Jess : Peut-être Joshua Radin, c’est un artiste américain… quoique…on a fait des concerts avant.

Camilla : On a fait tellement de premières parties… Joshua Radin était le premier grand artiste que l’on a suivi en tournée.

Emily : Notre première tournée au Royaume-Uni, après il y a eu Lissie aussi, c’était super. Elle est géniale (elles confirment toutes).

Jess : On a fait beaucoup de premières parties. Quand j’étudiais la littérature à Liverpool, une ville où il y a une bonne scène, on jouait beaucoup, mais je ne m’arrive pas à me souvenir pour qui. C’était il y a trop longtemps, ça m’échappe.
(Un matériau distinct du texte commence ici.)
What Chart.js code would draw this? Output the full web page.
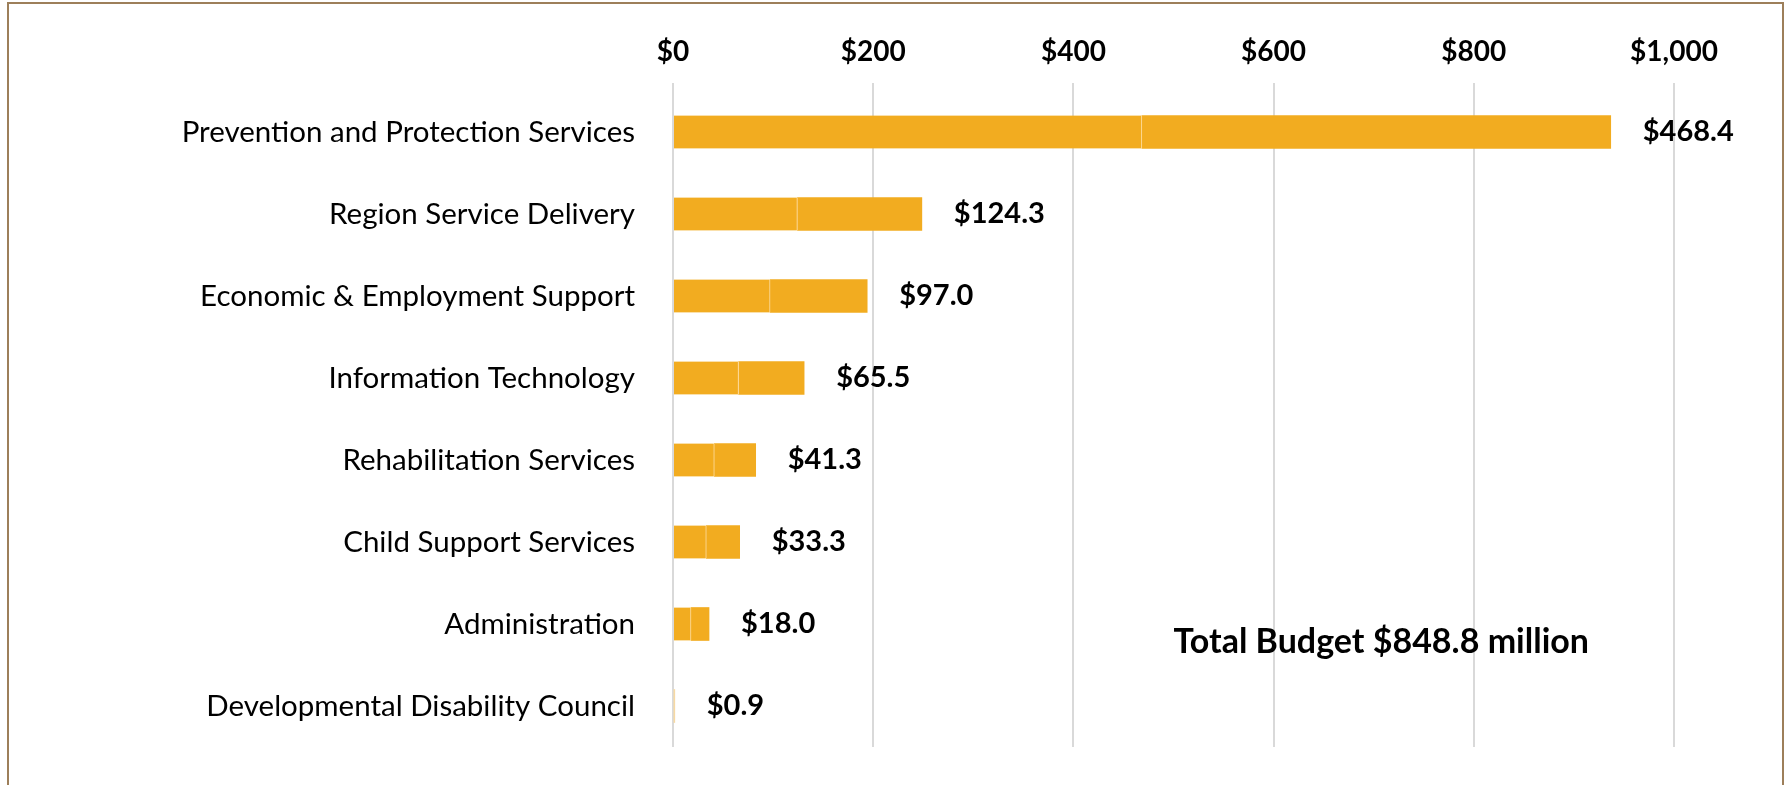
<!DOCTYPE html>
<html>
<head>
<meta charset="utf-8">
<script src="https://cdn.jsdelivr.net/npm/chart.js@4"></script>
<style>
  html, body { margin: 0; padding: 0; background: #fff; }
  #wrap { position: relative; width: 1789px; height: 785px; overflow: hidden; }
  #frame { position: absolute; left: 7px; top: 2px; width: 1777px; height: 800px; border: 2px solid #9d7f5a; box-sizing: border-box; }
  canvas { position: absolute; left: 0; top: 0; }
</style>
</head>
<body>
<div id="wrap">
  <div id="frame"></div>
  <canvas id="chart1" width="1789" height="785"></canvas>
</div>
<script>
const categories = [
    'Prevention and Protection Services',
    'Region Service Delivery',
    'Economic & Employment Support',
    'Information Technology',
    'Rehabilitation Services',
    'Child Support Services',
    'Administration',
    'Developmental Disability Council'
];
// budget in $ millions; each bar is drawn as two equal segments
const budget = [468.4, 124.3, 97.0, 65.5, 41.3, 33.3, 18.0, 0.9];
const tickValues = [0, 200, 400, 600, 800, 1000];
const totalLabel = 'Total Budget $848.8 million';

const FONT = 'Lato, "Open Sans", sans-serif';
const barColors = budget.map(v => v < 5 ? '#f7d9a4' : '#f2ac20');

const valueLabels = {
    id: 'valueLabels',
    afterDatasetsDraw(chart) {
        const ctx = chart.ctx;
        const meta = chart.getDatasetMeta(1);
        ctx.save();
        ctx.font = 'bold 29px ' + FONT;
        ctx.fillStyle = '#000';
        ctx.textAlign = 'left';
        ctx.textBaseline = 'middle';
        meta.data.forEach((bar, i) => {
            ctx.fillText('$' + budget[i].toFixed(1), bar.x + 32, bar.y);
        });
        // total annotation
        const area = chart.chartArea;
        ctx.font = 'bold 34px ' + FONT;
        ctx.fillText(totalLabel, area.left + (area.right - area.left) * 0.5, area.bottom - 105);
        ctx.restore();
    }
};

const ctx1 = document.getElementById('chart1').getContext('2d');
const chart1 = new Chart(ctx1, {
    type: 'bar',
    data: {
        labels: categories,
        datasets: [{
            label: 'First half',
            data: budget,
            backgroundColor: barColors,
            borderColor: 'rgba(255, 225, 170, 0.9)',
            borderWidth: { right: 1, left: 0, top: 0, bottom: 0 },
            borderSkipped: false,
            barThickness: 33
        }, {
            label: 'Second half',
            data: budget,
            backgroundColor: barColors,
            borderWidth: 0,
            barThickness: 33
        }]
    },
    options: {
        indexAxis: 'y',
        responsive: false,
        animation: false,
        layout: { padding: { left: 10, right: 115, top: 0, bottom: 38 } },
        plugins: {
            legend: { display: false },
            tooltip: { enabled: false }
        },
        scales: {
            x: {
                position: 'top',
                stacked: true,
                min: 0,
                max: 1000,
                afterBuildTicks(scale) {
                    scale.ticks = tickValues.map(v => ({ value: v }));
                },
                afterFit(scale) { scale.height = 91; },
                grid: { color: '#d9d9d9', lineWidth: 2, tickLength: 8 },
                border: { display: false },
                ticks: {
                    padding: 14,
                    color: '#000',
                    font: { family: FONT, size: 28, weight: 'bold' },
                    callback: v => '$' + v.toLocaleString('en-US')
                }
            },
            y: {
                stacked: true,
                afterFit(scale) {
                    scale.width = 663;
                    scale.paddingTop = 0;
                    scale.paddingBottom = 0;
                },
                grid: { display: false },
                border: { display: false },
                ticks: {
                    padding: 30,
                    color: '#000',
                    font: { family: FONT, size: 29.5 }
                }
            }
        }
    },
    plugins: [valueLabels]
});
</script>
</body>
</html>
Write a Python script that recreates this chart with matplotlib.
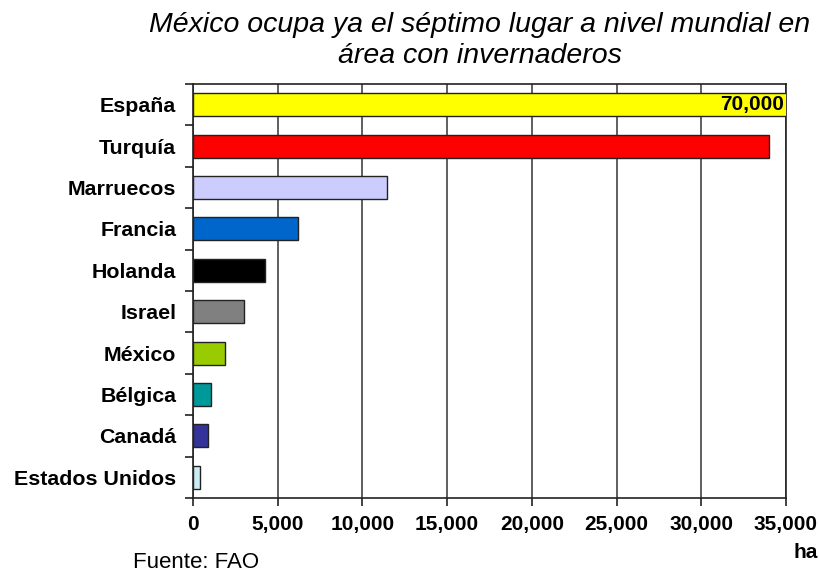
import matplotlib.pyplot as plt
from matplotlib.ticker import FuncFormatter

paises = ['España', 'Turquía', 'Marruecos', 'Francia', 'Holanda', 'Israel',
          'México', 'Bélgica', 'Canadá', 'Estados Unidos']
hectareas = [70000, 34000, 11450, 6200, 4250, 3000, 1900, 1050, 900, 400]
colores = ['#FFFF00', '#FF0000', '#CCCCFF', '#0066CC', '#000000', '#808080',
           '#99CC00', '#009999', '#333399', '#CCECF4']
xticks = [0, 5000, 10000, 15000, 20000, 25000, 30000, 35000]

plt.rcParams['font.family'] = ['Liberation Sans', 'DejaVu Sans']

fig = plt.figure(figsize=(8.2, 5.73), dpi=100)
ax = fig.add_axes([0.2354, 0.1309, 0.7231, 0.7225])

y = list(range(len(paises)))
ax.barh(y, hectareas, height=0.56, color=colores, edgecolor='#222222',
        linewidth=1, zorder=3)
ax.set_ylim(len(paises) - 0.5, -0.5)
ax.set_xlim(0, 35000)

# etiqueta del valor que se sale de la escala
ax.text(34900, 0, f'{hectareas[0]:,}', ha='right', va='center',
        fontsize=15, fontweight='bold', zorder=4)

ax.set_xticks(xticks)
ax.xaxis.set_major_formatter(FuncFormatter(lambda v, p: f'{int(v):,}'))
ax.set_yticks(y)
ax.set_yticklabels(paises)
ax.set_yticks([k - 0.5 for k in range(len(paises) + 1)], minor=True)
ax.tick_params(axis='y', which='major', length=0, pad=12, labelsize=15.4)
ax.tick_params(axis='y', which='minor', length=6, width=1.2, color='#222222')
ax.tick_params(axis='x', length=6, width=1.2, color='#222222', pad=6,
               labelsize=15)
for lbl in ax.get_xticklabels() + ax.get_yticklabels():
    lbl.set_fontweight('bold')

ax.grid(axis='x', color='#444444', linewidth=1.2, zorder=0)
for s in ax.spines.values():
    s.set_color('#222222')
    s.set_linewidth(1.2)

fig.text(0.585, 0.929, 'México ocupa ya el séptimo lugar a nivel mundial en\nárea con invernaderos',
         ha='center', va='center', fontsize=20.5, style='italic',
         linespacing=1.25)
fig.text(0.997, 0.036, 'ha', ha='right', va='center', fontsize=15,
         fontweight='bold')
fig.text(0.162, 0.019, 'Fuente: FAO', ha='left', va='center', fontsize=16)

fig.savefig('out.png', dpi=100)
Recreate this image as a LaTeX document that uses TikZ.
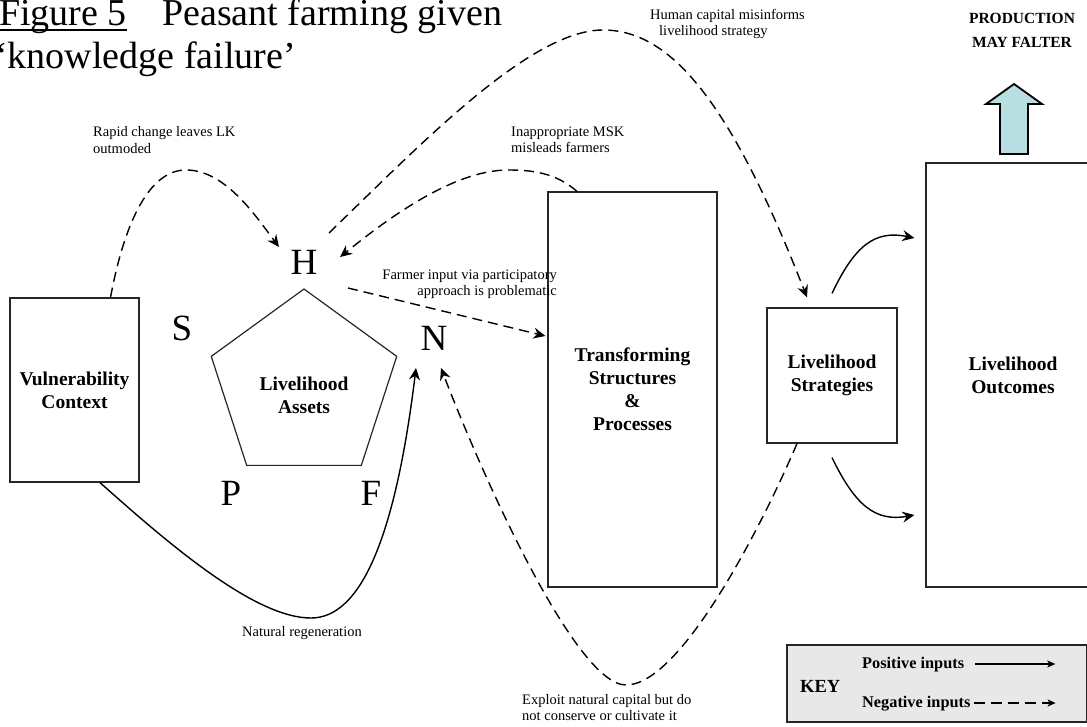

Et celle que vous avez préférée ?

Jess : J’ai vraiment beaucoup, beaucoup, beaucoup aimé joué avec Bon Iver, que l’on a suivi en Europe, aux Etats-Unis et au Canada. C’était la meilleure, vraiment.

Emily : Il y avait aussi une fois où c’était nous, puis Feist, puis Bon Iver à Red Rocks aux Etats-Unis. C’était le concert rêvé.

Camilla par Emily
Camilla par Emily

Première chose à laquelle vous pensez quand vous grimpez sur scène ?

Jess : Ça doit être quelque chose de très ennuyeux comme : je vais essayer de ne pas trébucher…

Camilla : Je pense toujours à ça aussi…

Jess : Vu qu’il fait toujours sombre ! Après je vérifie si le pied du micro est à la bonne hauteur, si la guitare est accordée, après tu commences à chanter et tu te demandes si tout est ok. Seulement après tu peux te relaxer et enfin te concentrer pleinement sur les chansons. Donc un peu de nervosité, un brin de panique, mais de l’excitation.

Emily : Quand je monte sur scène je me dis aussi toujours : « ne te trompe pas de nom de ville, on est à Paris ? Je crois qu’on est à Paris ».

Camilla : C’est difficile parce que, particulièrement pour cette tournée-là, il y a beaucoup de dates.

Jess : Et beaucoup de concerts en France en plus. Souvent tu es assis dans la voiture toute la journée, tu arrives sur le lieu du concert et souvent tu y restes, tu n’as pas le temps d’aller faire un tour en ville. Tu ne sais pas franchement où tu es, tu le vois sur le ticket, et là tu réalises. Parfois tu peux oublier où tu te trouves, car c’est le 5e concert d’affilée, tu dis « bonjour Bord…-toussote– Bordeaux ? » (rires).

Camilla : Ma première pensée quand je suis devant mon micro et que les lumières s’allument c’est « j’espère que ma braguette est bien fermée » car souvent j’ai un jean taille haute et un tee-shirt rentré dedans…

Jess : Ca nous est toutes arrivé !

Camilla : C’est arrivé à Emily il y a peu de temps, et elle a décidé de se retourner discrètement pendant le concert pour remonter sa braguette (rires).

Jess : C’est ce qui m’est arrivé ce matin au petit déjeuner, je m’en suis rendue compte dans l’ascenseur !

Première chose à laquelle vous pensez quand vous quittez la scène ?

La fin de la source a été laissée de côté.